A aflição sobre o futuro e o medo quanto ao presente são reais, sem dúvida. A pandemia criada pelo novo Coronavírus (“Covid-19”) atemorizou a sociedade e trouxe muitos questionamentos sobre o funcionamento das empresas, manutenção dos empregos e superação do cenário de crise econômica.
Mas mais uma vez, assumindo o ônus de quem critica construtivamente, preciso contrapor as medidas do Governo ainda que fundamentadas num ideal de auxiliar a economia. Novamente: não vale tudo.
Como diz a Constituição, em caso de relevância e urgência, o Presidente da República poderá adotar medidas provisórias, com força de lei, devendo submetê-las de imediato ao Congresso Nacional (art. 62).
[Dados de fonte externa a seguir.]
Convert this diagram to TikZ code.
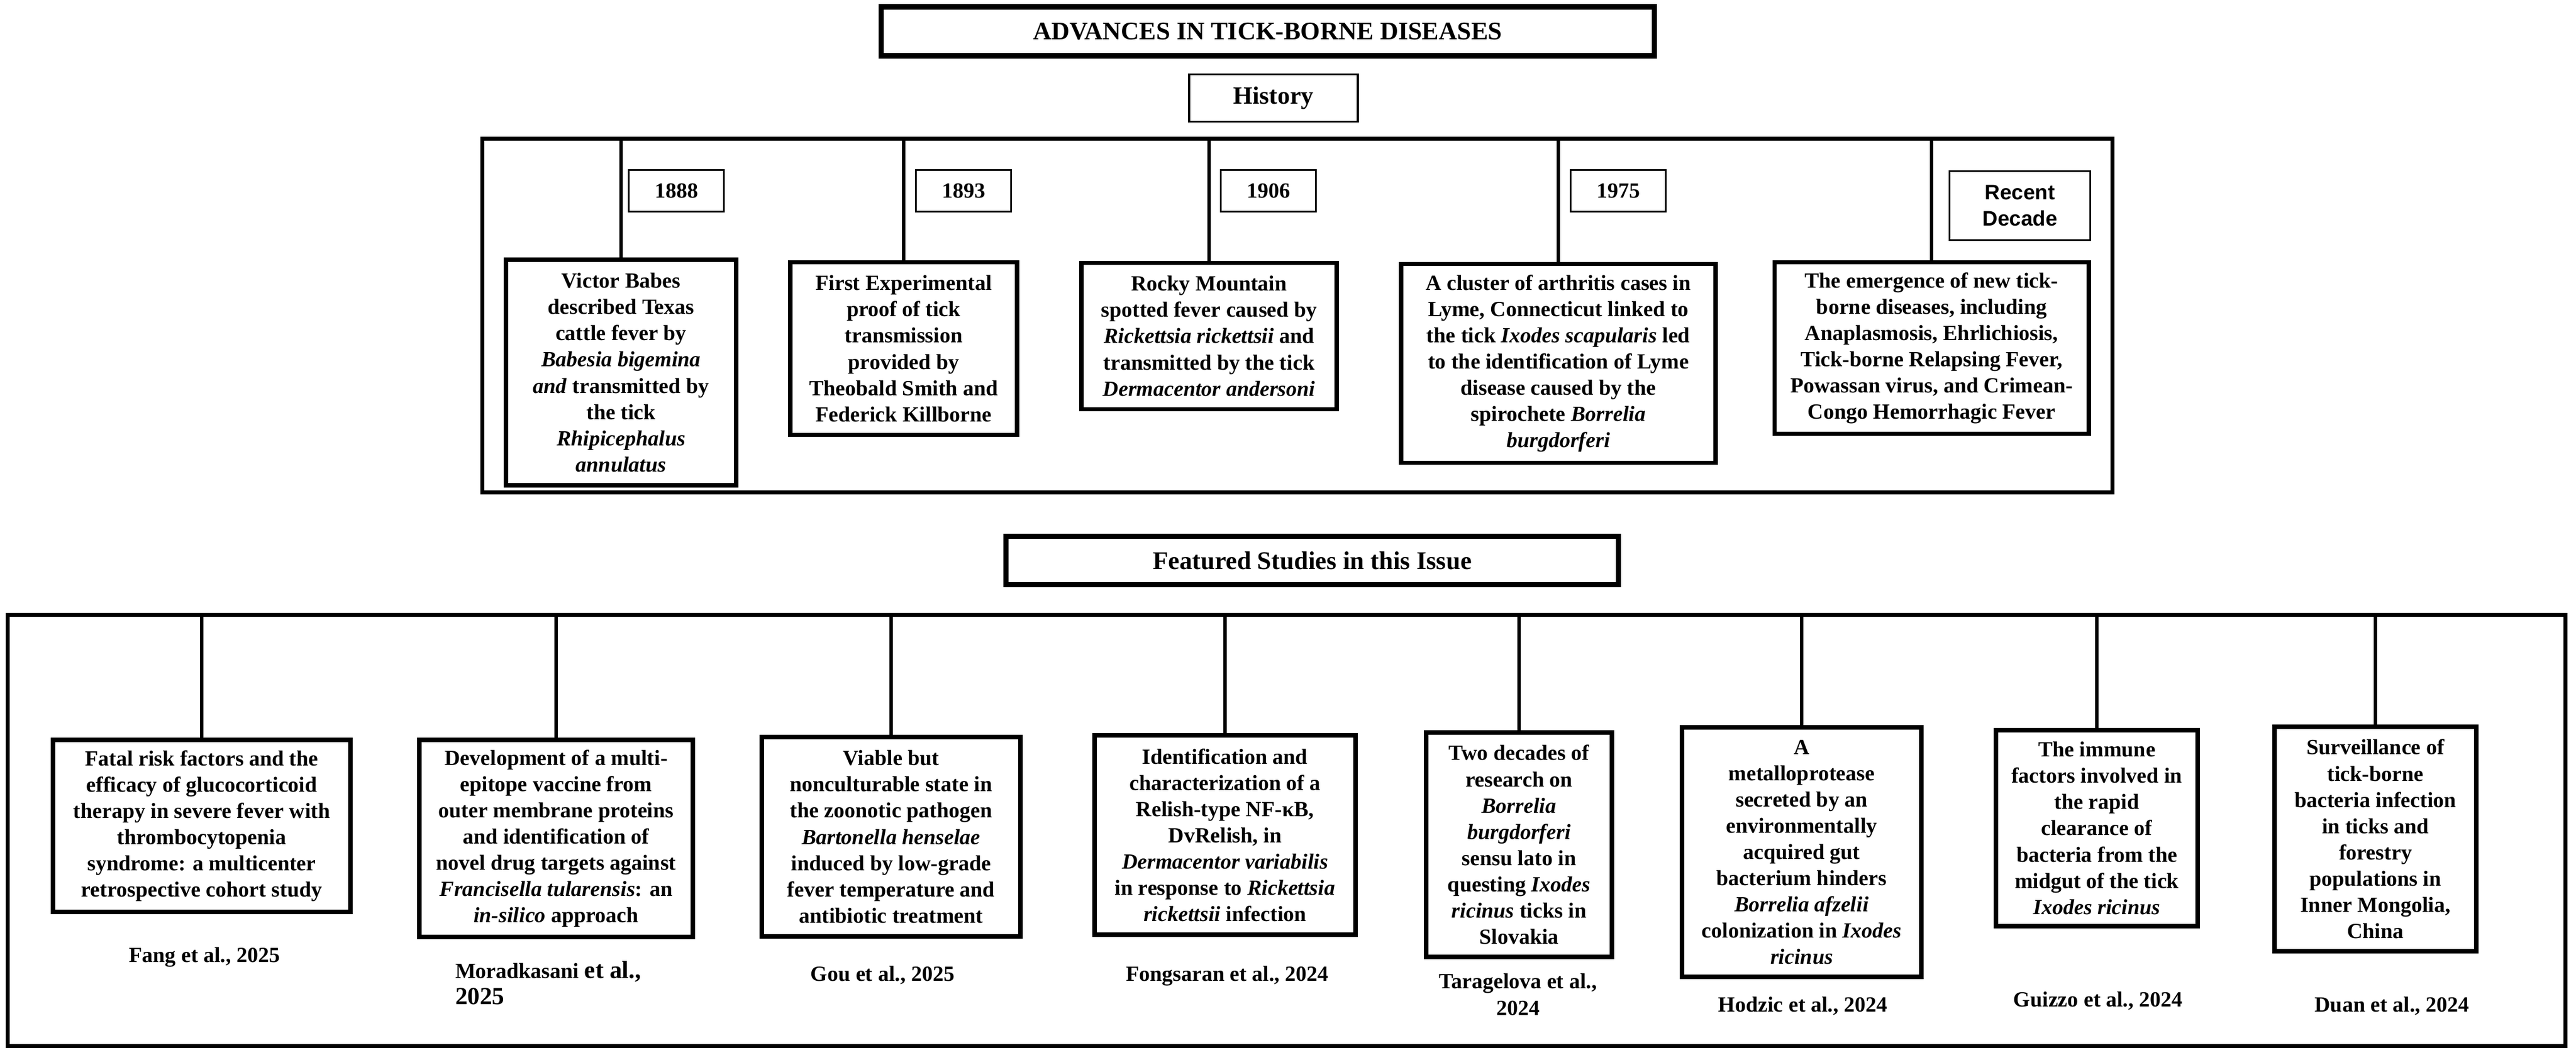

Só no primeiro ano do governo do presidente Jair Bolsonaro foram editadas 48 MPs, antes de qualquer pandemia.
Mas a Medida Provisória recebe esse nome apenas enquanto não apreciada no Congresso. Se o Congresso aprova, será uma lei tal qual qualquer outra. Deixa de ser “provisória”.
A exemplo da MP 905, que institui o chamado contrato Verde Amarelo, votada esta semana. Editada em 2019, a medida nem deveria se inserir na urgência criada pela calamidade pública que vivemos. Praticamente uma nova Reforma Trabalhista discutida e votada às presas e com baixíssimo debate com a sociedade.
Nela, discute-se a redução do auxílio acidente para 50% do benefício da aposentadoria por invalidez, revogação de uma imensa lista de artigos e parágrafos da CLT, exclusão de descanso semanal remunerado preferencialmente aos domingos, alivia as multas aos empregadores que não cumprirem decisão judicial de reintegração do empregado, redução de FGTS entre outras medidas.
O discurso é o mesmo: amenizar os efeitos da crise e preservar o emprego. Mas lembremos que, mesmo antes da pandemia, como resultado da reforma Trabalhista, o Brasil já contabilizava o negativo recorde de informais e desalentados.
Adiante, teremos de discutir as MPs editadas já durante o estado de calamidade – essas sim, com urgência que justifique sua existência. Porém, no seu conteúdo, a toada é sempre a mesma: trabalhadores com os maiores sacrifícios, grandes empresas e instituições financeiras com grandes auxílios.
Prova dessa discrepância é o valor irrisório de R$ 200 proposto pelo Governo como auxílio emergencial a autônomos, informais e MEIs. Valor que foi aumentado para entre R$ 600 a R$ 1.200,00 por nós na Câmara dos Deputados.
Conforme já manifestou a Associação Nacional dos Magistrados da Justiça do Trabalho, a expectativa, num cenário de crise, é de que a prioridade das medidas governamentais se dirija aos mais vulneráveis, notadamente, aqueles que dependam da própria remuneração para viver e sustentar as suas famílias.
É hora do governo assumir suas responsabilidades e não criar um conflito, uma escolha sobre os ombros dos empresários: ou morre pelo vírus ou quebra, ou dos trabalhadores: ou morre de fome ou será atingido pelo vírus. É preciso que a alta carga de impostos e a burocracia, que pesa sob os empresários, seja discutida na Reforma Tributária. Só assim vamos resolver o problema sem criar esse conflito entre empresário e trabalhador, que são amplamente punidos por essa injustiça.
Não adianta o governo se preocupar apenas com os números do crescimento econômico. É preciso ter desenvolvimento econômico e social, pois o resultado precisa chegar até a vida real, precisam chegar na casa das pessoas.
Em meio a funerais, leitos lotados, estamos prestes a aceitar uma nova “normalidade” também legislativa, de intensos retrocessos, contra os quais luto, pois a depender do Governo já foi escolhido quem vai ter que se sacrificar pelo “Deus PIB”: o trabalhador.
Aliel Machado é deputado federal pelo PSB-PR.